Federal mecliste ikinci dünya savaşında, Nazilerin devrilmesinden bu yana oluşan tabu yıkıldı.
CDU/CSU partilerinin 29.01.2025 tarihinde meclise sunduğu 5 maddelik göçmenler planı, aşırı sağ parti AfD’nin desteği ile Federal meclisten geçti.
Bu beş maddelik planda ne var:
- CDU/CSU, partileri sığınmacıların Almanya sınırlarında kapsamlı bir şekilde reddedilmesini ve geri çevrilmesini talep ediyor.
- Kalıcı sınır kontrolleri olmalı.
- Açıkça ülkeyi terk etme zorunluluğu bulunan herkes de gözaltına alınabilmelidir.
- Aile göçü ciddi şekilde sınırlandırılmalıdır.
- Ülkeyi terk etmesi gereken suçlular ve risk altındaki kişiler, ülkeyi gönüllü olarak terk edene veya sınır dışı etme işlemi gerçekleştirilinceye kadar süresiz olarak gözaltında tutulmalıdır.
Pakette olan daha kısıtlayıcı göçmenler politikası ise reddedildi fakat CDU/CSU'nun planı ile: Alman vatandaşlığından çıkmak mümkün olabilir.
Bu önerge ile (Die Brandmauer ist gefallen!), geçmişten günümüze kadar gelen ırkçılığa karşı merkez partilerinin “Güvenlik duvarı çöktü!”.
CDU/ CSU ve AfD, partileri iyi entegre ve uyum sağlamış göçmenlerin hoşgörü iklimini daha fazla zehirliyorlar, Sayın Merz, bununla birlikte partisini dahada sağ yöneltmiş görünüyor.

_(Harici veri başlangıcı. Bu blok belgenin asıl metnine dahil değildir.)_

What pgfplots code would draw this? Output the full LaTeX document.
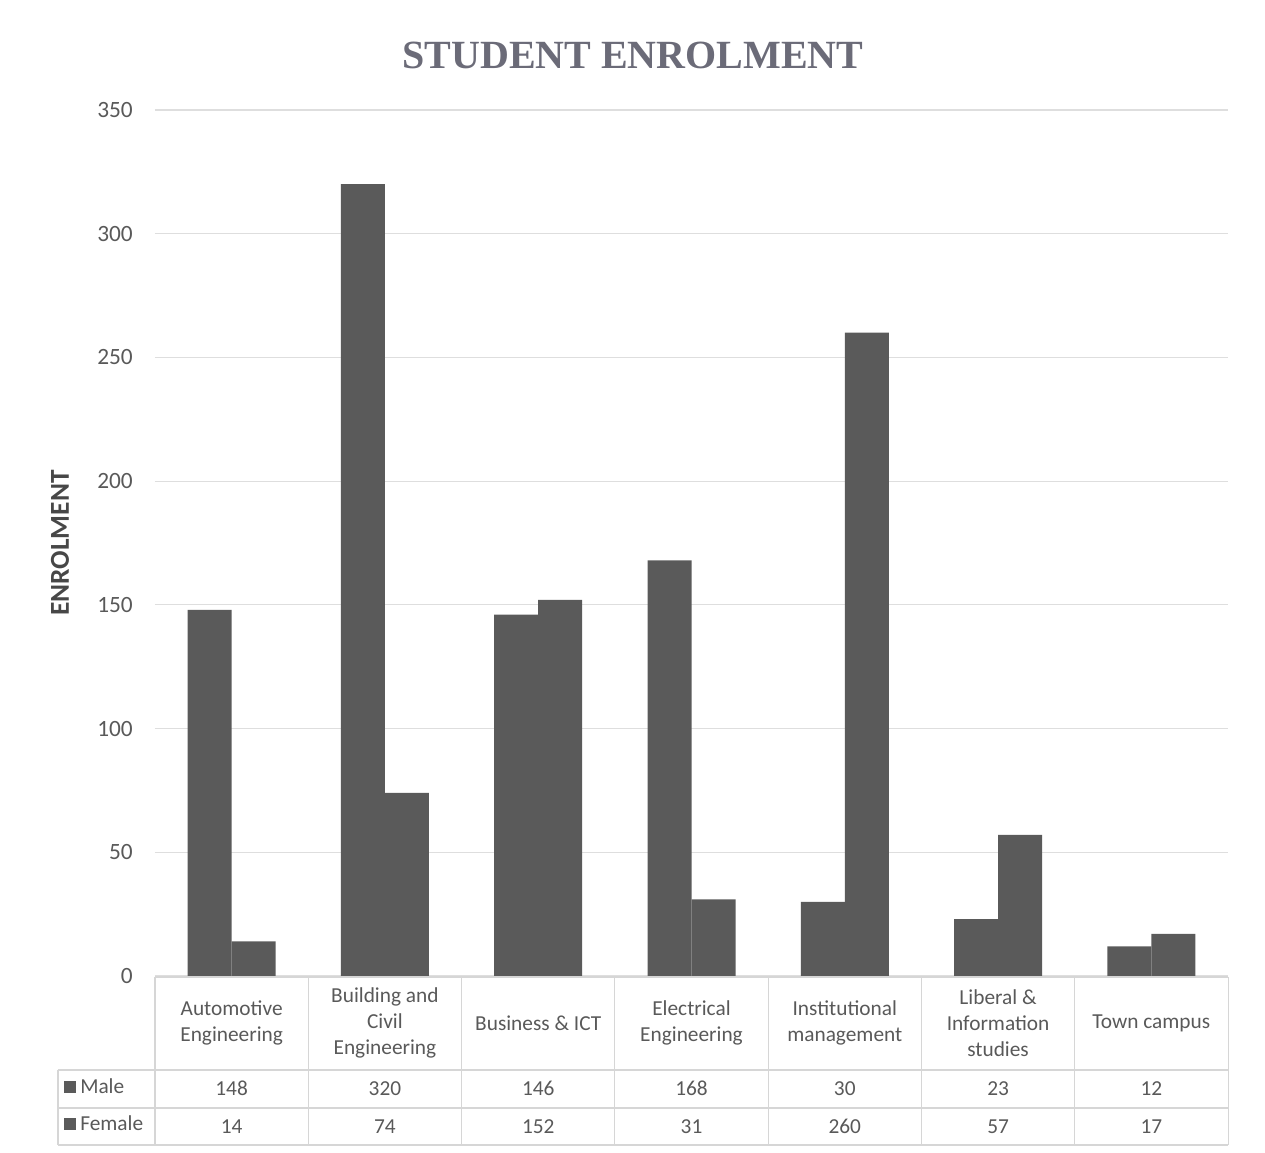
\documentclass[border=0pt]{standalone}
\usepackage{pgfplots}
\usepackage{pgfplotstable}
\pgfplotsset{compat=1.18}
\usepackage{fontspec}
\setmainfont{Carlito}
\newfontfamily\titlefont{Liberation Serif}

\definecolor{barc}{HTML}{5A5A5A}
\definecolor{gridc}{HTML}{DEDEDE}
\definecolor{linec}{HTML}{D6D6D6}
\definecolor{txtc}{HTML}{595959}
\definecolor{titlec}{HTML}{6B6B78}

% Enrolment per department
\pgfplotstableread{
idx male female
0   148  14
1   320  74
2   146  152
3   168  31
4   30   260
5   23   57
6   12   17
}\enrol

\begin{document}
\begin{tikzpicture}
\begin{axis}[
  name=ax, at={(0,0)}, anchor=south west,
  scale only axis, width=804.75pt, height=649.5pt,
  ybar=0pt, bar width=33pt,
  xmin=-0.5, xmax=6.5, ymin=0, ymax=350,
  ytick={0,50,...,350},
  xtick={0,...,6},
  xticklabels={{Automotive\\Engineering},{Building and\\Civil\\Engineering},{Business \& ICT},{Electrical\\Engineering},{Institutional\\management},{Liberal \&\\Information\\studies},{Town campus}},
  axis line style={draw=none},
  major tick length=0pt,
  ymajorgrids, major grid style={draw=gridc, line width=0.8pt},
  /pgf/number format/assume math mode=true,
  yticklabel style={font=\fontsize{17.5}{20}\selectfont, text=txtc, inner sep=0pt, xshift=-16.5pt},
  xticklabel style={font=\fontsize{16}{19.3}\selectfont, text=txtc, align=center, anchor=center, yshift=-35.25pt},
]
\addplot[fill=barc, draw=none] table[x=idx, y=male]{\enrol};
\addplot[fill=barc, draw=none] table[x=idx, y=female]{\enrol};
\end{axis}

% title, axis label and data table, laid out in pixel units
\begin{scope}[x=0.75pt, y=-0.75pt, shift={(-155,-976)}]
  \node[font=\titlefont\bfseries\fontsize{30}{36}\selectfont, text=titlec] at (633,55) {STUDENT ENROLMENT};
  \node[font=\bfseries\fontsize{20.5}{24}\selectfont, text=txtc!80!black, rotate=90] at (60,543) {ENROLMENT};

  % table grid
  \draw[linec, line width=0.8pt] (155,977) -- (1228,977);
  \draw[linec, line width=0.8pt] (58,1070) -- (1228,1070);
  \draw[linec, line width=0.8pt] (58,1108) -- (1228,1108);
  \draw[linec, line width=0.8pt] (58,1145) -- (1228,1145);
  \draw[linec, line width=0.8pt] (58,1070) -- (58,1145);
  \foreach \k in {0,...,7}
    \draw[linec, line width=0.8pt] ({155+153.29*\k},977) -- ({155+153.29*\k},1145);

  % legend keys
  \fill[barc] (64,1081) rectangle (76,1093);
  \node[anchor=base west, font=\fontsize{16}{19}\selectfont, text=txtc, inner sep=0pt] at (80,1094) {Male};
  \fill[barc] (64,1118) rectangle (76,1130);
  \node[anchor=base west, font=\fontsize{16}{19}\selectfont, text=txtc, inner sep=0pt] at (80,1131) {Female};

  % table values
  \foreach \i in {0,...,6}{
    \pgfplotstablegetelem{\i}{male}\of\enrol
    \node[anchor=base, inner sep=0pt, font=\fontsize{16}{19}\selectfont, text=txtc] at ({155+153.29*(\i+0.5)},1096) {\pgfplotsretval};
    \pgfplotstablegetelem{\i}{female}\of\enrol
    \node[anchor=base, inner sep=0pt, font=\fontsize{16}{19}\selectfont, text=txtc] at ({155+153.29*(\i+0.5)},1134) {\pgfplotsretval};
  }

  \pgfresetboundingbox
  \path[use as bounding box] (0,0) rectangle (1265,1153);
\end{scope}
\end{tikzpicture}
\end{document}
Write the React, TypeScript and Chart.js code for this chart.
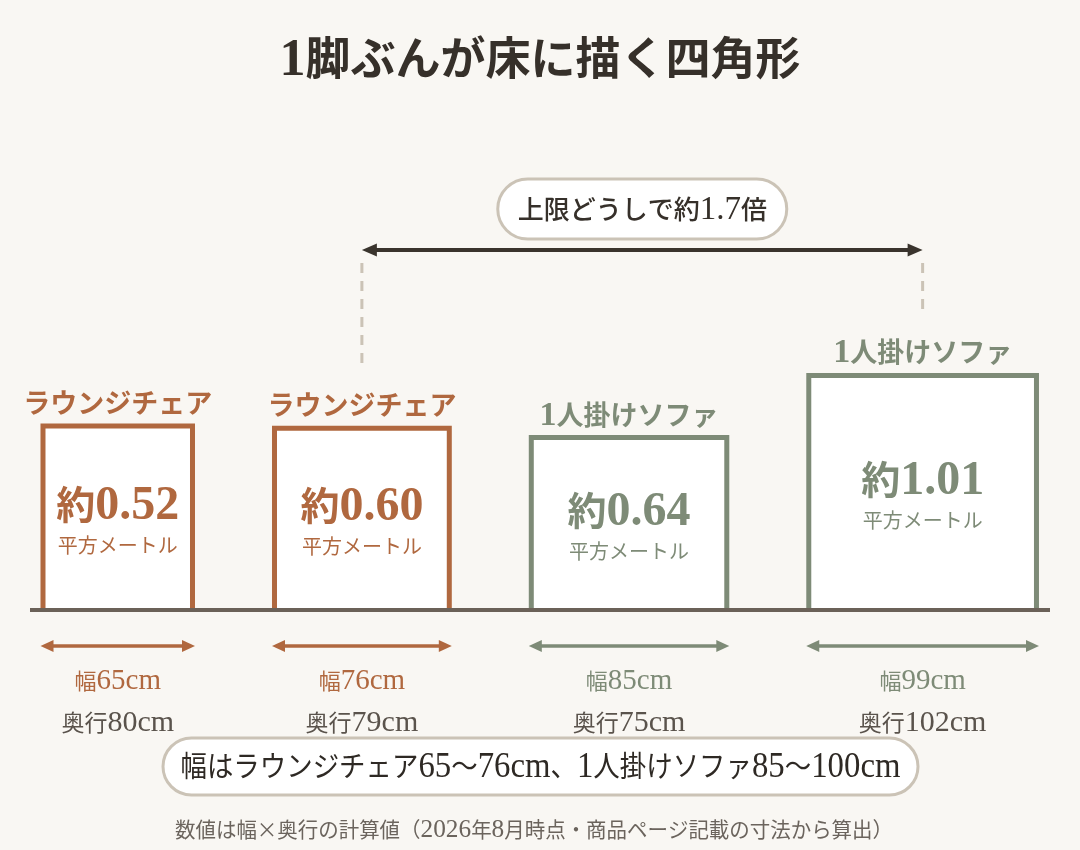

AfD partisi bu oylama ile Almanya’da siyasi olarak kendini haklı ve kabul ettirmiş ve yapılacak federal seçimlerde iktidar ortağı olmaya biraz daha yaklaşmış durumda.
Bütün kıta Avrupa’sında ırkçı partiler adım adım iktidara yürüyorlar, eğer önlemler alınmazsa çok kısa sürede Avrupa’da siyasi iklim çok farklı seyredecek gibi.
CDU genel başkanı verdiği bu önerge ile çok tehlikeli bir yola girmiş gözüküyor, bu girdiği yolun nereye varacağını iyi hesap etmemiş ve göçmenlerin Almanya’da geleceği tehdit altında.
Diğer bir konu ise CDU içerisinde politika yapan Türk kökenli politikacıların Almanlardan çok bu önergeleri savunmaları olmuştur. Neyle izah edilir bilmiyorum fakat bu politikacılar kendilerine de ve göçmenlere de yazık ediyorlar.
Almanya beceriksiz ve karizmatik olmayan liderlerden yoksun olarak çok zorlu bir sürece girerek tarihi bir kırılma yaşıyor.